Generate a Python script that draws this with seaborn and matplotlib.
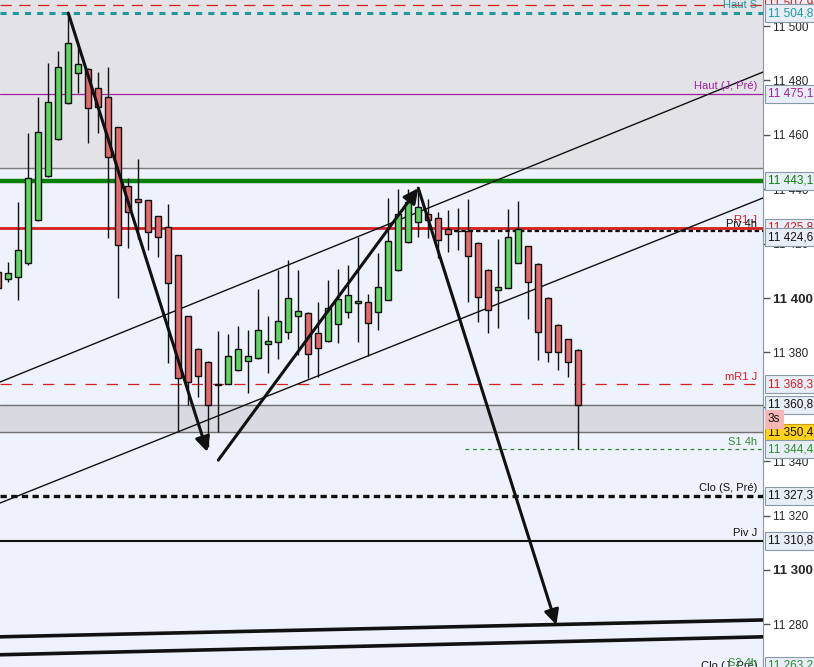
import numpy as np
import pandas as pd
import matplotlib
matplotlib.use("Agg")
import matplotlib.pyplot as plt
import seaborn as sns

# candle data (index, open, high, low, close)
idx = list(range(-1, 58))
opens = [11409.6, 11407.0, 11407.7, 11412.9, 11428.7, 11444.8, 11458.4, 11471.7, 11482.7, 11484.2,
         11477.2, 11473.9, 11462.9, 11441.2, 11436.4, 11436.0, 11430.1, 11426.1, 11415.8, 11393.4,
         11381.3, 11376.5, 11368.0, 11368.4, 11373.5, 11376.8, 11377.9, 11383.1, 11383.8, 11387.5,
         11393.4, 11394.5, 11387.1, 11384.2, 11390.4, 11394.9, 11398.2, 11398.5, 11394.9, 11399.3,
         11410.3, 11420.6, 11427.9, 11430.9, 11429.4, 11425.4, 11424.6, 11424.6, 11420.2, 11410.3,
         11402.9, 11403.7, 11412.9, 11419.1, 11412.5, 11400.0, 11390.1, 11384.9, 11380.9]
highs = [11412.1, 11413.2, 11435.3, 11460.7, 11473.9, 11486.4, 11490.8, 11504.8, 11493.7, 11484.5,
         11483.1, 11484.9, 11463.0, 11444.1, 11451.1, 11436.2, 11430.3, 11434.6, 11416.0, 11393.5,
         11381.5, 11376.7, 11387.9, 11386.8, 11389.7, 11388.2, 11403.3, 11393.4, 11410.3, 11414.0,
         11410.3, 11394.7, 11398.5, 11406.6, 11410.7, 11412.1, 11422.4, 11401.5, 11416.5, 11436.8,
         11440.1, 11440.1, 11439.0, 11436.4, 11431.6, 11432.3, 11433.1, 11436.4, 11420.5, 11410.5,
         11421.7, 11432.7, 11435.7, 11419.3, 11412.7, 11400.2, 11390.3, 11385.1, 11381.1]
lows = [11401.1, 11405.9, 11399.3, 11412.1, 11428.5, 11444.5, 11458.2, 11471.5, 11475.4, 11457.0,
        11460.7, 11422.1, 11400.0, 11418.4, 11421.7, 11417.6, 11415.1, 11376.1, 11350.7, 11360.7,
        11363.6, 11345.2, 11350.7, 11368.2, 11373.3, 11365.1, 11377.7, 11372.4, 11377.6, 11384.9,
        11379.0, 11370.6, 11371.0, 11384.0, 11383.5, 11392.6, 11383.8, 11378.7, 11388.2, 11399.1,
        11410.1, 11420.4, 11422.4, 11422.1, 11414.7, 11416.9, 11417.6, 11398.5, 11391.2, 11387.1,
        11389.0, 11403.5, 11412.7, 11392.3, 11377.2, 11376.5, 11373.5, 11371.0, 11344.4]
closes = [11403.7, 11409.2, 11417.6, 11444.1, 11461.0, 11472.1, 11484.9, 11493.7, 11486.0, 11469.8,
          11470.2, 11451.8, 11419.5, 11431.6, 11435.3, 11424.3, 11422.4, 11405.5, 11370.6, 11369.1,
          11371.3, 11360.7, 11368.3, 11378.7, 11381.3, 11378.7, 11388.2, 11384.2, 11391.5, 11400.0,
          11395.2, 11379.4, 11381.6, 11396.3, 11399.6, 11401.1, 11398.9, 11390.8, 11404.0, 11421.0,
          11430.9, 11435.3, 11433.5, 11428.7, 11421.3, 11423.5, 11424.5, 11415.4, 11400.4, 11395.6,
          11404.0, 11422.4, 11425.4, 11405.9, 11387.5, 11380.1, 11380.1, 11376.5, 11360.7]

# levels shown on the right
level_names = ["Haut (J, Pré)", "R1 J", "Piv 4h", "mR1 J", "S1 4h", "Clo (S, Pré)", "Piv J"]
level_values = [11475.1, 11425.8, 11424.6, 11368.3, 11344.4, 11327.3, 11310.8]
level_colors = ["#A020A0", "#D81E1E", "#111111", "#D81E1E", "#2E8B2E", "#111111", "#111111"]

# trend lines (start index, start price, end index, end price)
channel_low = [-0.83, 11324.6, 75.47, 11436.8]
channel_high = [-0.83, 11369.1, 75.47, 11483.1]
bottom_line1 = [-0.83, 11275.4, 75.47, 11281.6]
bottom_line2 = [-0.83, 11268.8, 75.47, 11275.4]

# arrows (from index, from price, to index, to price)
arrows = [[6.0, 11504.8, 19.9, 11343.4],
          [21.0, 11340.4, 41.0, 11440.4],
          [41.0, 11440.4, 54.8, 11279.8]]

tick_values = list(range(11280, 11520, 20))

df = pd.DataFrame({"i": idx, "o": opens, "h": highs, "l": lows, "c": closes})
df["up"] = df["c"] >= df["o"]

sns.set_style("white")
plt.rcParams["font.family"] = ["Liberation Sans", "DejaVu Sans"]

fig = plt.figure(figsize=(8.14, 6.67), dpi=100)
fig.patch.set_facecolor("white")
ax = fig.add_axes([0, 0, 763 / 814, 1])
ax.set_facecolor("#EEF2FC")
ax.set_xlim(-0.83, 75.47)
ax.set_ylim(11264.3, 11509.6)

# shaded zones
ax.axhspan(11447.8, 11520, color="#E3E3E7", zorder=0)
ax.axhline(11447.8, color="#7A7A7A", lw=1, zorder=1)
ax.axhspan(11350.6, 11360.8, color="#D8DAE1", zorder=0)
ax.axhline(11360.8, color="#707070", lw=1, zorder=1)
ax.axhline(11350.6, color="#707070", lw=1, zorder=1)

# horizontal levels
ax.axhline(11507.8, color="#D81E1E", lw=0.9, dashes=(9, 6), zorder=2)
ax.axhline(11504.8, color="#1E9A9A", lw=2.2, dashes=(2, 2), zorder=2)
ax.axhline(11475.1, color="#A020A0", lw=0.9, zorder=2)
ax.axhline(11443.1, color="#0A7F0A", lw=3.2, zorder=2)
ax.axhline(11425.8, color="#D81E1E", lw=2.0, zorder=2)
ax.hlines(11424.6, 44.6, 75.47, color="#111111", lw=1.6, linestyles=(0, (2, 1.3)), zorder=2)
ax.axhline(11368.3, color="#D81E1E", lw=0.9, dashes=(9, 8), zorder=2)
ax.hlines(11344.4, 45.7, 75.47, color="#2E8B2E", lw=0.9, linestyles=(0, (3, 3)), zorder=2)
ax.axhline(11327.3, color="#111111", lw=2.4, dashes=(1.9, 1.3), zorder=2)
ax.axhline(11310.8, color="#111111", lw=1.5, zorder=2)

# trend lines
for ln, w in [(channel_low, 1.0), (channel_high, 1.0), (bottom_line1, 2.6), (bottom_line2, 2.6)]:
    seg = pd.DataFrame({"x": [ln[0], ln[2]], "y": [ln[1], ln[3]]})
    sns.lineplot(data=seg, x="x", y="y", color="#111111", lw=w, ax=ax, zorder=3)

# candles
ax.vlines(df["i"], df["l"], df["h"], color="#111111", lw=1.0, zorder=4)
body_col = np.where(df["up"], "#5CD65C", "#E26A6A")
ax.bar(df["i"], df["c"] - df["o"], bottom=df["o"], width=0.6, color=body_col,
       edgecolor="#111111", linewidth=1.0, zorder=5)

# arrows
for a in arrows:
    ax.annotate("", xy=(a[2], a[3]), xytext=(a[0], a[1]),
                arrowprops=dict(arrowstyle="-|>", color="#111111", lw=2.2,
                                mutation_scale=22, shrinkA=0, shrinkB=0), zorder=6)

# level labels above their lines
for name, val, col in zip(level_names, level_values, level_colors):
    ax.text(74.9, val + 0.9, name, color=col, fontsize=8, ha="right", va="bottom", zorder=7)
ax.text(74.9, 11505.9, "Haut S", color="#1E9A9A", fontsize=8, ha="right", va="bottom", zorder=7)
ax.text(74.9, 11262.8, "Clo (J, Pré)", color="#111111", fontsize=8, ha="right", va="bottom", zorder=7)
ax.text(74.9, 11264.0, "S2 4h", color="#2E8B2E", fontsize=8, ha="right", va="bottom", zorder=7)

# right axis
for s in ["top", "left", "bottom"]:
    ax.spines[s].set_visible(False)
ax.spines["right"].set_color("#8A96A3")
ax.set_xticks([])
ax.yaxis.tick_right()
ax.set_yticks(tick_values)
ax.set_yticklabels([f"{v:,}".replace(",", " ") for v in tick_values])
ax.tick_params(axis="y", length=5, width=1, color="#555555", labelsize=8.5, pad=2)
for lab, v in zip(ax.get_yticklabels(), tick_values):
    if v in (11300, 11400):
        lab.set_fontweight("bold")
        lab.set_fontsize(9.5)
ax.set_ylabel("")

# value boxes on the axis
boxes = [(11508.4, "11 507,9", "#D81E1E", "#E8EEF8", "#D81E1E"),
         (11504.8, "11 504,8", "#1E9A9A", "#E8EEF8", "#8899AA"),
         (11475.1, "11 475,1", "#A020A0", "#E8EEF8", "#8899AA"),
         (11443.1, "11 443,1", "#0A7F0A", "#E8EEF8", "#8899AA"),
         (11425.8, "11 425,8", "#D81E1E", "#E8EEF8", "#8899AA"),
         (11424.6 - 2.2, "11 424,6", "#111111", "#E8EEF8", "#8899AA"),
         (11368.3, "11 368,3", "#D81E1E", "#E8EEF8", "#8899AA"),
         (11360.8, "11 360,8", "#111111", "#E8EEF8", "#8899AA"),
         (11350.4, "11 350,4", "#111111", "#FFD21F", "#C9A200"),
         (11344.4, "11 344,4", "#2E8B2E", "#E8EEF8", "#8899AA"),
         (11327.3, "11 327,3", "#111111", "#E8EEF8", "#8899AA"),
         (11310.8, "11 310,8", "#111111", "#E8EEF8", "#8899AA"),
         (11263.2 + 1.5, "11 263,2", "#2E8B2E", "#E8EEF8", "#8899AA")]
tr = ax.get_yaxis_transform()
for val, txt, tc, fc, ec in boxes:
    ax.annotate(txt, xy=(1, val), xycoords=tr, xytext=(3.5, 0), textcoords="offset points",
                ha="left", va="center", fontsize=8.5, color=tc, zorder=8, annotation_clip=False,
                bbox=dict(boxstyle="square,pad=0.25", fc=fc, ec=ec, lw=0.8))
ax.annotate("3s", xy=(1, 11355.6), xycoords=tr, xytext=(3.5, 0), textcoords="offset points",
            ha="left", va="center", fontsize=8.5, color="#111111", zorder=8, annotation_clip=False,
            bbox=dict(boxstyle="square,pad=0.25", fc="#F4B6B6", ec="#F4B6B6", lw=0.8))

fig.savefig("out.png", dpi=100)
——
To do: Restate the material word for word from its first line through the line containing "import seaborn as sns", both included; the pictures do not belong in it.

Solved exercise:
Generate a Python script that draws this with seaborn and matplotlib.
import numpy as np
import pandas as pd
import matplotlib
matplotlib.use("Agg")
import matplotlib.pyplot as plt
import seaborn as sns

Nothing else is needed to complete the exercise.